Goal =
Exclude all pictures, then copy each of the records exactly as written.

======

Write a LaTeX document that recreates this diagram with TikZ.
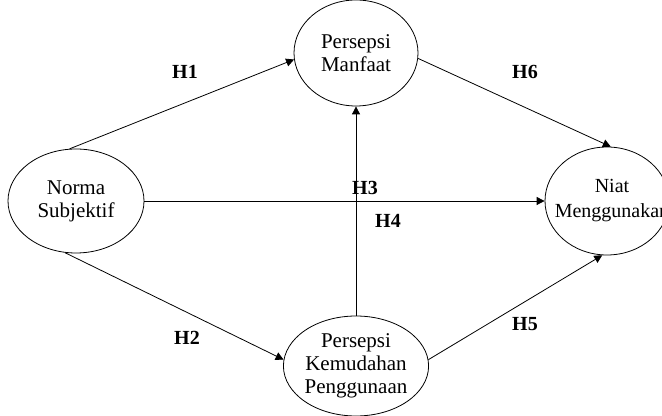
\documentclass[tikz,border=0pt]{standalone}
\usepackage{fontspec}
\setmainfont{Liberation Serif}
\usetikzlibrary{shapes.geometric,arrows.meta}

\begin{document}
\begin{tikzpicture}[x=0.5pt,y=0.5pt,
    latent/.style={draw, ellipse, inner sep=0pt, align=center, font=\fontsize{10.5}{11.5}\selectfont},
    hyp/.style={font=\bfseries},
    path/.style={-{Triangle[length=4pt,width=4pt]}, thin}]
  %fix the page to the size of the reference
  \useasboundingbox (0,0) rectangle (662,416);
  %the constructs (ellipses)
  \node[latent, minimum width=68pt, minimum height=52pt] (norma) at (76,215) {Norma\\Subjektif}; %exogenous
  \node[latent, minimum width=62pt, minimum height=53pt] (manfaat) at (356,363) {Persepsi\\Manfaat};
  \node[latent, minimum width=63pt, minimum height=50pt] (mudah) at (356,50) {Persepsi\\Kemudahan\\Penggunaan};
  \node[latent, minimum width=62pt, minimum height=54pt] (niat) at (607,215) {}; %endogenous, cut at the page edge
  \node[align=center, font=\fontsize{10}{12.5}\selectfont] (niattext) at (612,215) {Niat\\Menggunakan};
  %the paths between the constructs
  \draw[path] (norma.97) -- (manfaat.186);
  \draw[path] (norma.258) -- (mudah.175);
  \draw[path] (norma.east) -- (niat.west);
  \draw[path] (mudah.north) -- (manfaat.south);
  \draw[path] (manfaat.355) -- (niat.86);
  \draw[path] (mudah.5) -- (niat.265);
  %hypothesis labels
  \node[hyp] (h1) at (185,344) {H1};
  \node[hyp] (h2) at (187,78) {H2};
  \node[hyp] (h3) at (365,228) {H3};
  \node[hyp] (h4) at (388,195) {H4};
  \node[hyp] (h5) at (525,92) {H5};
  \node[hyp] (h6) at (525,344) {H6};
\end{tikzpicture}
\end{document}
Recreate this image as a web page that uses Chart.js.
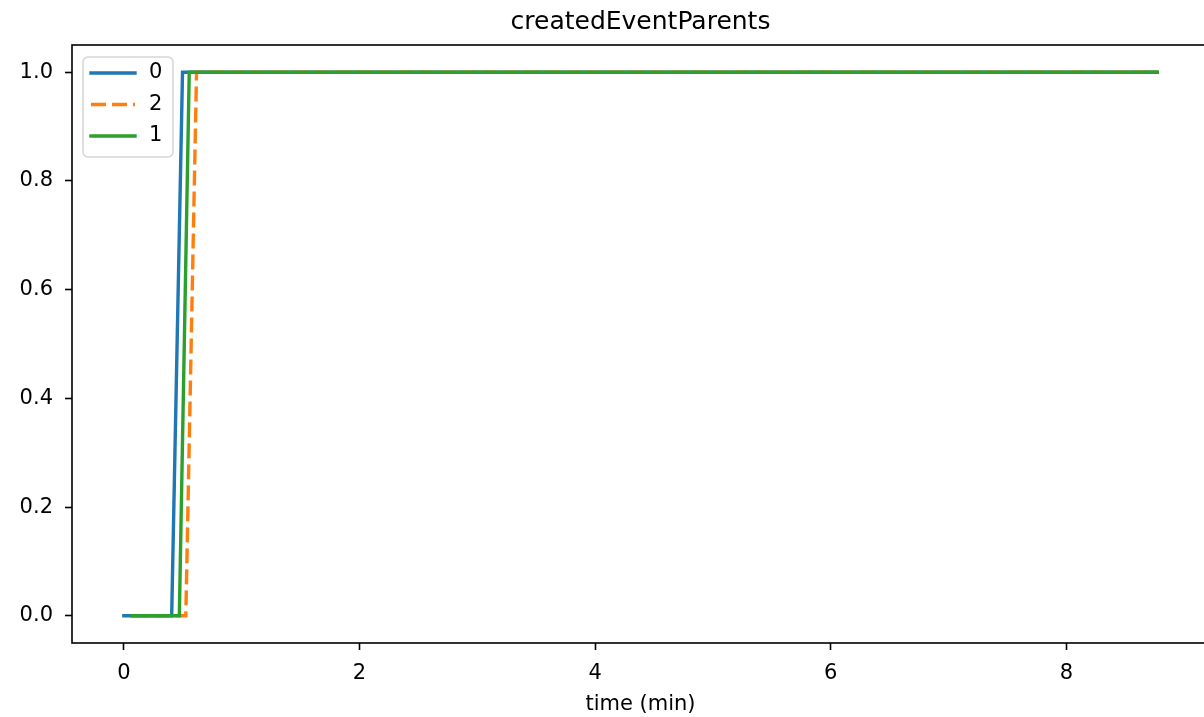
<!DOCTYPE html>
<html>
<head>
<meta charset="utf-8">
<script src="https://cdn.jsdelivr.net/npm/chart.js@4.4.1/dist/chart.umd.min.js"></script>
<style>
  html, body { margin: 0; padding: 0; background: #fff; overflow: hidden; }
  canvas { display: block; }
</style>
</head>
<body>
<canvas id="chart" width="1281" height="717"></canvas>
<script>
// series (time in minutes)
var seriesNames = ['0', '2', '1'];
var times0 = [0, 0.406, 0.498, 8.77];
var values0 = [0, 0, 1, 1];
var times2 = [0.08, 0.526, 0.617, 8.77];
var values2 = [0, 0, 1, 1];
var times1 = [0.07, 0.471, 0.555, 8.77];
var values1 = [0, 0, 1, 1];
var yTicks = [0, 0.2, 0.4, 0.6, 0.8, 1.0];
var xTicks = [0, 2, 4, 6, 8];

var FONT = 'DejaVu Sans';

function points(xs, ys) {
    return xs.map(function (x, i) { return {x: x, y: ys[i]}; });
}

// box round the plot, like the matplotlib spines
var frame = {
    id: 'frame',
    afterDatasetsDraw: function (chart) {
        var a = chart.chartArea, ctx = chart.ctx;
        ctx.save();
        ctx.strokeStyle = '#000';
        ctx.lineWidth = 1.6;
        ctx.strokeRect(a.left, a.top, a.right - a.left, a.bottom - a.top);
        ctx.restore();
    }
};

// legend in the upper left corner of the plot
var cornerLegend = {
    id: 'cornerLegend',
    afterDraw: function (chart) {
        var ctx = chart.ctx;
        var a = chart.chartArea;
        var x = a.left + 11, y = a.top + 12, w = 90, h = 100;
        ctx.save();
        ctx.beginPath();
        ctx.roundRect(x, y, w, h, 5);
        ctx.fillStyle = 'rgba(255,255,255,0.8)';
        ctx.fill();
        ctx.strokeStyle = '#d6d6d6';
        ctx.lineWidth = 1.6;
        ctx.stroke();
        chart.data.datasets.forEach(function (ds, i) {
            var ly = y + 16 + i * 31.5;
            ctx.beginPath();
            ctx.setLineDash(ds.borderDash || []);
            ctx.lineCap = ds.borderDash ? 'butt' : 'square';
            ctx.strokeStyle = ds.borderColor;
            ctx.lineWidth = ds.borderWidth;
            ctx.moveTo(x + 8, ly);
            ctx.lineTo(x + 52, ly);
            ctx.stroke();
            ctx.setLineDash([]);
            ctx.fillStyle = '#000';
            ctx.font = '21px "' + FONT + '"';
            ctx.textBaseline = 'middle';
            ctx.fillText(ds.label, x + 66, ly);
        });
        ctx.restore();
    }
};

var tickGrid = {
    drawOnChartArea: false,
    drawTicks: true,
    tickLength: 7,
    tickWidth: 1.6,
    tickColor: '#000'
};

var ctx = document.getElementById('chart');

var myChart = new Chart(ctx, {
    type: 'line',
    data: {
        datasets: [
            {
                label: seriesNames[0],
                data: points(times0, values0),
                borderColor: '#1f77b4',
                borderWidth: 3.4,
                borderCapStyle: 'square',
                order: 2
            },
            {
                label: seriesNames[1],
                data: points(times2, values2),
                borderColor: '#ff7f0e',
                borderWidth: 3.4,
                borderDash: [15, 6],
                order: 1
            },
            {
                label: seriesNames[2],
                data: points(times1, values1),
                borderColor: '#2ca02c',
                borderWidth: 3.4,
                borderCapStyle: 'square',
                order: 0
            }
        ]
    },
    options: {
        responsive: false,
        animation: false,
        devicePixelRatio: 1,
        layout: { padding: 0 },
        elements: {
            point: { radius: 0, hoverRadius: 0 },
            line: { tension: 0, fill: false }
        },
        plugins: {
            legend: { display: false },
            tooltip: { enabled: false },
            title: {
                display: true,
                text: 'createdEventParents',
                color: '#000',
                font: { family: FONT, size: 25, weight: 'normal' },
                padding: { top: 7, bottom: 8 }
            }
        },
        scales: {
            x: {
                type: 'linear',
                min: -0.44,
                max: 9.21,
                afterFit: function (s) { s.height = 74; },
                afterBuildTicks: function (s) {
                    s.ticks = xTicks.map(function (v) { return {value: v}; });
                },
                border: { display: false },
                grid: tickGrid,
                ticks: {
                    color: '#000',
                    font: { family: FONT, size: 21 },
                    padding: 11,
                    maxRotation: 0,
                    autoSkip: false,
                    callback: function (v) { return String(v); }
                },
                title: {
                    display: true,
                    text: 'time (min)',
                    color: '#000',
                    font: { family: FONT, size: 21 },
                    padding: { top: 0, bottom: 0 }
                }
            },
            y: {
                min: -0.05,
                max: 1.05,
                afterFit: function (s) { s.width = 72; },
                afterBuildTicks: function (s) {
                    s.ticks = yTicks.map(function (v) { return {value: v}; });
                },
                border: { display: false },
                grid: tickGrid,
                ticks: {
                    color: '#000',
                    font: { family: FONT, size: 21 },
                    padding: 12,
                    autoSkip: false,
                    callback: function (v) { return Number(v).toFixed(1); }
                }
            },
            // empty right-hand axis so the plot sits where the original does
            yRight: {
                position: 'right',
                min: -0.05,
                max: 1.05,
                afterFit: function (s) { s.width = 72; },
                border: { display: false },
                grid: { display: false },
                ticks: { display: false }
            }
        }
    },
    plugins: [frame, cornerLegend]
});
</script>
</body>
</html>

======

Exercise solution =
Write a LaTeX document that recreates this diagram with TikZ.
\documentclass[tikz,border=0pt]{standalone}
\usepackage{fontspec}
\setmainfont{Liberation Serif}
\usetikzlibrary{shapes.geometric,arrows.meta}

\begin{document}
\begin{tikzpicture}[x=0.5pt,y=0.5pt,
    latent/.style={draw, ellipse, inner sep=0pt, align=center, font=\fontsize{10.5}{11.5}\selectfont},
    hyp/.style={font=\bfseries},
    path/.style={-{Triangle[length=4pt,width=4pt]}, thin}]
  %fix the page to the size of the reference
  \useasboundingbox (0,0) rectangle (662,416);
  %the constructs (ellipses)
  \node[latent, minimum width=68pt, minimum height=52pt] (norma) at (76,215) {Norma\\Subjektif}; %exogenous
  \node[latent, minimum width=62pt, minimum height=53pt] (manfaat) at (356,363) {Persepsi\\Manfaat};
  \node[latent, minimum width=63pt, minimum height=50pt] (mudah) at (356,50) {Persepsi\\Kemudahan\\Penggunaan};
  \node[latent, minimum width=62pt, minimum height=54pt] (niat) at (607,215) {}; %endogenous, cut at the page edge
  \node[align=center, font=\fontsize{10}{12.5}\selectfont] (niattext) at (612,215) {Niat\\Menggunakan};
  %the paths between the constructs
  \draw[path] (norma.97) -- (manfaat.186);
  \draw[path] (norma.258) -- (mudah.175);
  \draw[path] (norma.east) -- (niat.west);
  \draw[path] (mudah.north) -- (manfaat.south);
  \draw[path] (manfaat.355) -- (niat.86);
  \draw[path] (mudah.5) -- (niat.265);
  %hypothesis labels
  \node[hyp] (h1) at (185,344) {H1};
  \node[hyp] (h2) at (187,78) {H2};
  \node[hyp] (h3) at (365,228) {H3};
  \node[hyp] (h4) at (388,195) {H4};
  \node[hyp] (h5) at (525,92) {H5};
  \node[hyp] (h6) at (525,344) {H6};
\end{tikzpicture}
\end{document}
Recreate this image as a web page that uses Chart.js.
<!DOCTYPE html>
<html>
<head>
<meta charset="utf-8">
<script src="https://cdn.jsdelivr.net/npm/chart.js@4.4.1/dist/chart.umd.min.js"></script>
<style>
  html, body { margin: 0; padding: 0; background: #fff; overflow: hidden; }
  canvas { display: block; }
</style>
</head>
<body>
<canvas id="chart" width="1281" height="717"></canvas>
<script>
// series (time in minutes)
var seriesNames = ['0', '2', '1'];
var times0 = [0, 0.406, 0.498, 8.77];
var values0 = [0, 0, 1, 1];
var times2 = [0.08, 0.526, 0.617, 8.77];
var values2 = [0, 0, 1, 1];
var times1 = [0.07, 0.471, 0.555, 8.77];
var values1 = [0, 0, 1, 1];
var yTicks = [0, 0.2, 0.4, 0.6, 0.8, 1.0];
var xTicks = [0, 2, 4, 6, 8];

var FONT = 'DejaVu Sans';

function points(xs, ys) {
    return xs.map(function (x, i) { return {x: x, y: ys[i]}; });
}

// box round the plot, like the matplotlib spines
var frame = {
    id: 'frame',
    afterDatasetsDraw: function (chart) {
        var a = chart.chartArea, ctx = chart.ctx;
        ctx.save();
        ctx.strokeStyle = '#000';
        ctx.lineWidth = 1.6;
        ctx.strokeRect(a.left, a.top, a.right - a.left, a.bottom - a.top);
        ctx.restore();
    }
};

// legend in the upper left corner of the plot
var cornerLegend = {
    id: 'cornerLegend',
    afterDraw: function (chart) {
        var ctx = chart.ctx;
        var a = chart.chartArea;
        var x = a.left + 11, y = a.top + 12, w = 90, h = 100;
        ctx.save();
        ctx.beginPath();
        ctx.roundRect(x, y, w, h, 5);
        ctx.fillStyle = 'rgba(255,255,255,0.8)';
        ctx.fill();
        ctx.strokeStyle = '#d6d6d6';
        ctx.lineWidth = 1.6;
        ctx.stroke();
        chart.data.datasets.forEach(function (ds, i) {
            var ly = y + 16 + i * 31.5;
            ctx.beginPath();
            ctx.setLineDash(ds.borderDash || []);
            ctx.lineCap = ds.borderDash ? 'butt' : 'square';
            ctx.strokeStyle = ds.borderColor;
            ctx.lineWidth = ds.borderWidth;
            ctx.moveTo(x + 8, ly);
            ctx.lineTo(x + 52, ly);
            ctx.stroke();
            ctx.setLineDash([]);
            ctx.fillStyle = '#000';
            ctx.font = '21px "' + FONT + '"';
            ctx.textBaseline = 'middle';
            ctx.fillText(ds.label, x + 66, ly);
        });
        ctx.restore();
    }
};

var tickGrid = {
    drawOnChartArea: false,
    drawTicks: true,
    tickLength: 7,
    tickWidth: 1.6,
    tickColor: '#000'
};

var ctx = document.getElementById('chart');

var myChart = new Chart(ctx, {
    type: 'line',
    data: {
        datasets: [
            {
                label: seriesNames[0],
                data: points(times0, values0),
                borderColor: '#1f77b4',
                borderWidth: 3.4,
                borderCapStyle: 'square',
                order: 2
            },
            {
                label: seriesNames[1],
                data: points(times2, values2),
                borderColor: '#ff7f0e',
                borderWidth: 3.4,
                borderDash: [15, 6],
                order: 1
            },
            {
                label: seriesNames[2],
                data: points(times1, values1),
                borderColor: '#2ca02c',
                borderWidth: 3.4,
                borderCapStyle: 'square',
                order: 0
            }
        ]
    },
    options: {
        responsive: false,
        animation: false,
        devicePixelRatio: 1,
        layout: { padding: 0 },
        elements: {
            point: { radius: 0, hoverRadius: 0 },
            line: { tension: 0, fill: false }
        },
        plugins: {
            legend: { display: false },
            tooltip: { enabled: false },
            title: {
                display: true,
                text: 'createdEventParents',
                color: '#000',
                font: { family: FONT, size: 25, weight: 'normal' },
                padding: { top: 7, bottom: 8 }
            }
        },
        scales: {
            x: {
                type: 'linear',
                min: -0.44,
                max: 9.21,
                afterFit: function (s) { s.height = 74; },
                afterBuildTicks: function (s) {
                    s.ticks = xTicks.map(function (v) { return {value: v}; });
                },
                border: { display: false },
                grid: tickGrid,
                ticks: {
                    color: '#000',
                    font: { family: FONT, size: 21 },
                    padding: 11,
                    maxRotation: 0,
                    autoSkip: false,
                    callback: function (v) { return String(v); }
                },
                title: {
                    display: true,
                    text: 'time (min)',
                    color: '#000',
                    font: { family: FONT, size: 21 },
                    padding: { top: 0, bottom: 0 }
                }
            },
            y: {
                min: -0.05,
                max: 1.05,
                afterFit: function (s) { s.width = 72; },
                afterBuildTicks: function (s) {
                    s.ticks = yTicks.map(function (v) { return {value: v}; });
                },
                border: { display: false },
                grid: tickGrid,
                ticks: {
                    color: '#000',
                    font: { family: FONT, size: 21 },
                    padding: 12,
                    autoSkip: false,
                    callback: function (v) { return Number(v).toFixed(1); }
                }
            },
            // empty right-hand axis so the plot sits where the original does
            yRight: {
                position: 'right',
                min: -0.05,
                max: 1.05,
                afterFit: function (s) { s.width = 72; },
                border: { display: false },
                grid: { display: false },
                ticks: { display: false }
            }
        }
    },
    plugins: [frame, cornerLegend]
});
</script>
</body>
</html>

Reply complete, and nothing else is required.